# START OF Data shown

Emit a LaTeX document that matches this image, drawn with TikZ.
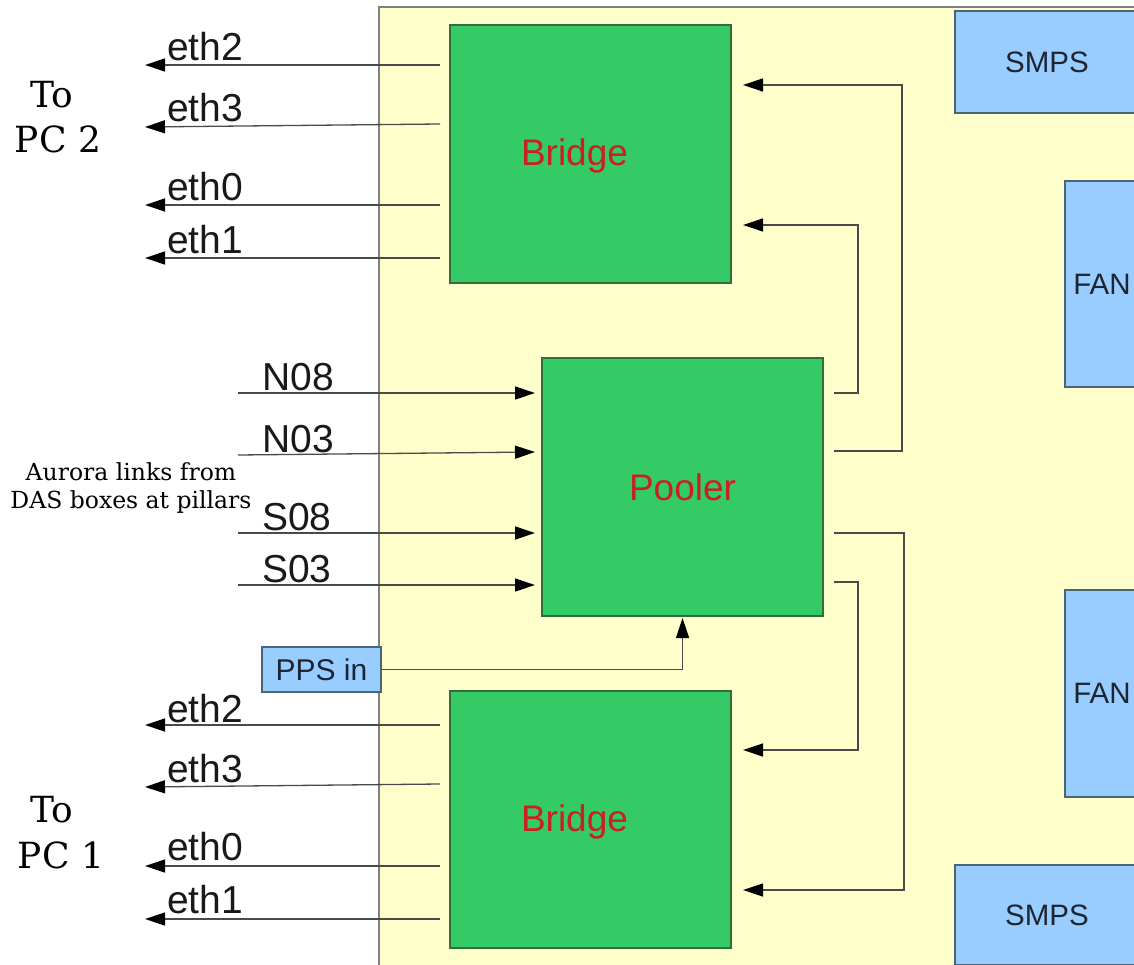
\documentclass[tikz,border=0pt]{standalone}
\usepackage{fontspec}
\setmainfont{Liberation Sans}
\newfontfamily\notefont{DejaVu Serif}
\usetikzlibrary{arrows.meta,calc}

\definecolor{casefill}{HTML}{FFFFCC}
\definecolor{caseedge}{HTML}{808080}
\definecolor{fpgagreen}{HTML}{34CA66}
\definecolor{fpgaedge}{HTML}{356B40}
\definecolor{partblue}{HTML}{99CCFF}
\definecolor{partedge}{HTML}{4A6478}
\definecolor{parttext}{HTML}{1C2633}
\definecolor{fpgatext}{HTML}{C9211E}
\definecolor{wire}{HTML}{4A4A4A}

\begin{document}
\begin{tikzpicture}[x=1pt,y=-1pt,
  box/.style={draw, line width=1.2pt, anchor=north west, inner sep=0pt, outer sep=0pt},
  fpga/.style={box, fill=fpgagreen, draw=fpgaedge},
  part/.style={box, fill=partblue, draw=partedge, text=parttext, font=\fontsize{29.5}{32}\selectfont},
  wirestyle/.style={draw=wire, line width=1.3pt},
  arr/.style={wirestyle, -{Triangle[length=20pt,width=13pt,color=black]}},
  portlbl/.style={font=\fontsize{39}{42}\selectfont, text=black!90, inner sep=0pt, anchor=base west},
  fpgalbl/.style={font=\fontsize{37}{40}\selectfont, text=fpgatext, inner sep=0pt},
  pclbl/.style={font=\notefont\fontsize{36}{40}\selectfont, inner sep=0pt, anchor=base}
]
\useasboundingbox (0,0) rectangle (1134,965);
\clip (0,0) rectangle (1134,965);

% enclosure
\node[box, fill=casefill, draw=caseedge, minimum width=800pt, minimum height=990pt] (case) at (379,7) {};

% power supplies and fans
\node[part, minimum width=184pt, minimum height=102pt] (smpsT) at (955,11) {SMPS};
\node[part, minimum width=74pt, minimum height=206pt] (fanT) at (1065,181) {FAN};
\node[part, minimum width=74pt, minimum height=207pt] (fanB) at (1065,590) {FAN};
\node[part, minimum width=184pt, minimum height=100pt] (smpsB) at (955,865) {SMPS};

% FPGA boards
\node[fpga, minimum width=281pt, minimum height=258pt] (tb) at (450,25) {};
\node[fpga, minimum width=281pt, minimum height=258pt] (pl) at (542,358) {};
\node[fpga, minimum width=281pt, minimum height=257pt] (bb) at (450,691) {};
\node[fpgalbl] (tbl) at ([xshift=-16pt,yshift=-2pt]tb.center) {Bridge};
\node[fpgalbl] (pll) at (pl.center) {Pooler};
\node[fpgalbl] (bbl) at ([xshift=-16pt,yshift=-2pt]bb.center) {Bridge};

% PPS input
\node[part, minimum width=119pt, minimum height=45pt, font=\fontsize{30}{32}\selectfont] (pps) at (262,647) {PPS in};
\draw[arr] (pps.east) -| ([yshift=-2pt]pl.south);

% Ethernet outputs of the upper bridge
\coordinate (ut2) at (145,65);
\coordinate (ut3) at (145,127);
\coordinate (ut0) at (145,205);
\coordinate (ut1) at (145,258);
\draw[arr] ($(tb.north west)+(-10,40)$) -- (ut2);
\draw[arr] ($(tb.north west)+(-10,99)$) -- (ut3);
\draw[arr] ($(tb.north west)+(-10,180)$) -- (ut0);
\draw[arr] ($(tb.north west)+(-10,233)$) -- (ut1);
\node[portlbl] (lu2) at (167,61) {eth2};
\node[portlbl] (lu3) at (167,122) {eth3};
\node[portlbl] (lu0) at (167,201) {eth0};
\node[portlbl] (lu1) at (167,254) {eth1};
\node[pclbl] (pc2a) at (52,108) {To};
\node[pclbl] (pc2b) at (58,153) {PC 2};

% Ethernet outputs of the lower bridge
\coordinate (lt2) at (145,725);
\coordinate (lt3) at (145,787);
\coordinate (lt0) at (145,866);
\coordinate (lt1) at (145,919);
\draw[arr] ($(bb.north west)+(-10,34)$) -- (lt2);
\draw[arr] ($(bb.north west)+(-10,93)$) -- (lt3);
\draw[arr] ($(bb.north west)+(-10,175)$) -- (lt0);
\draw[arr] ($(bb.north west)+(-10,228)$) -- (lt1);
\node[portlbl] (ll2) at (167,722) {eth2};
\node[portlbl] (ll3) at (167,782) {eth3};
\node[portlbl] (ll0) at (167,860) {eth0};
\node[portlbl] (ll1) at (167,913) {eth1};
\node[pclbl] (pc1a) at (52,822) {To};
\node[pclbl] (pc1b) at (61,868) {PC 1};

% Aurora links into the pooler
\coordinate (iN8) at (238,393);
\coordinate (iN3) at (238,455);
\coordinate (iS8) at (238,533);
\coordinate (iS3) at (238,585);
\draw[arr] (iN8) -- ($(pl.north west)+(-7,35)$);
\draw[arr] (iN3) -- ($(pl.north west)+(-7,94)$);
\draw[arr] (iS8) -- ($(pl.north west)+(-7,175)$);
\draw[arr] (iS3) -- ($(pl.north west)+(-7,227)$);
\node[portlbl] (lN8) at (262,390) {N08};
\node[portlbl] (lN3) at (262,452) {N03};
\node[portlbl] (lS8) at (262,530) {S08};
\node[portlbl] (lS3) at (262,582) {S03};
\node[font=\notefont\fontsize{23.5}{28}\selectfont, align=center, inner sep=0pt] (aurora) at (131,488)
  {Aurora links from\\DAS boxes at pillars};

% pooler to bridges
\draw[arr] ($(pl.north east)+(11,35)$) -- ++(24,0) |- ($(tb.north east)+(12,200)$);
\draw[arr] ($(pl.north east)+(11,93)$) -- ++(68,0) |- ($(tb.north east)+(12,60)$);
\draw[arr] ($(pl.north east)+(11,175)$) -- ++(70,0) |- ($(bb.north east)+(12,199)$);
\draw[arr] ($(pl.north east)+(11,224)$) -- ++(24,0) |- ($(bb.north east)+(12,59)$);
\end{tikzpicture}
\end{document}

# END OF Data shown

-- Exercise --
Your task is to return the lines above, from the first one up to and including the line containing "fill=casefill, draw=caseedge, minimum", minus any pictures.

-- Task response --
Emit a LaTeX document that matches this image, drawn with TikZ.
\documentclass[tikz,border=0pt]{standalone}
\usepackage{fontspec}
\setmainfont{Liberation Sans}
\newfontfamily\notefont{DejaVu Serif}
\usetikzlibrary{arrows.meta,calc}

\definecolor{casefill}{HTML}{FFFFCC}
\definecolor{caseedge}{HTML}{808080}
\definecolor{fpgagreen}{HTML}{34CA66}
\definecolor{fpgaedge}{HTML}{356B40}
\definecolor{partblue}{HTML}{99CCFF}
\definecolor{partedge}{HTML}{4A6478}
\definecolor{parttext}{HTML}{1C2633}
\definecolor{fpgatext}{HTML}{C9211E}
\definecolor{wire}{HTML}{4A4A4A}

\begin{document}
\begin{tikzpicture}[x=1pt,y=-1pt,
  box/.style={draw, line width=1.2pt, anchor=north west, inner sep=0pt, outer sep=0pt},
  fpga/.style={box, fill=fpgagreen, draw=fpgaedge},
  part/.style={box, fill=partblue, draw=partedge, text=parttext, font=\fontsize{29.5}{32}\selectfont},
  wirestyle/.style={draw=wire, line width=1.3pt},
  arr/.style={wirestyle, -{Triangle[length=20pt,width=13pt,color=black]}},
  portlbl/.style={font=\fontsize{39}{42}\selectfont, text=black!90, inner sep=0pt, anchor=base west},
  fpgalbl/.style={font=\fontsize{37}{40}\selectfont, text=fpgatext, inner sep=0pt},
  pclbl/.style={font=\notefont\fontsize{36}{40}\selectfont, inner sep=0pt, anchor=base}
]
\useasboundingbox (0,0) rectangle (1134,965);
\clip (0,0) rectangle (1134,965);

% enclosure
\node[box, fill=casefill, draw=caseedge, minimum width=800pt, minimum height=990pt] (case) at (379,7) {};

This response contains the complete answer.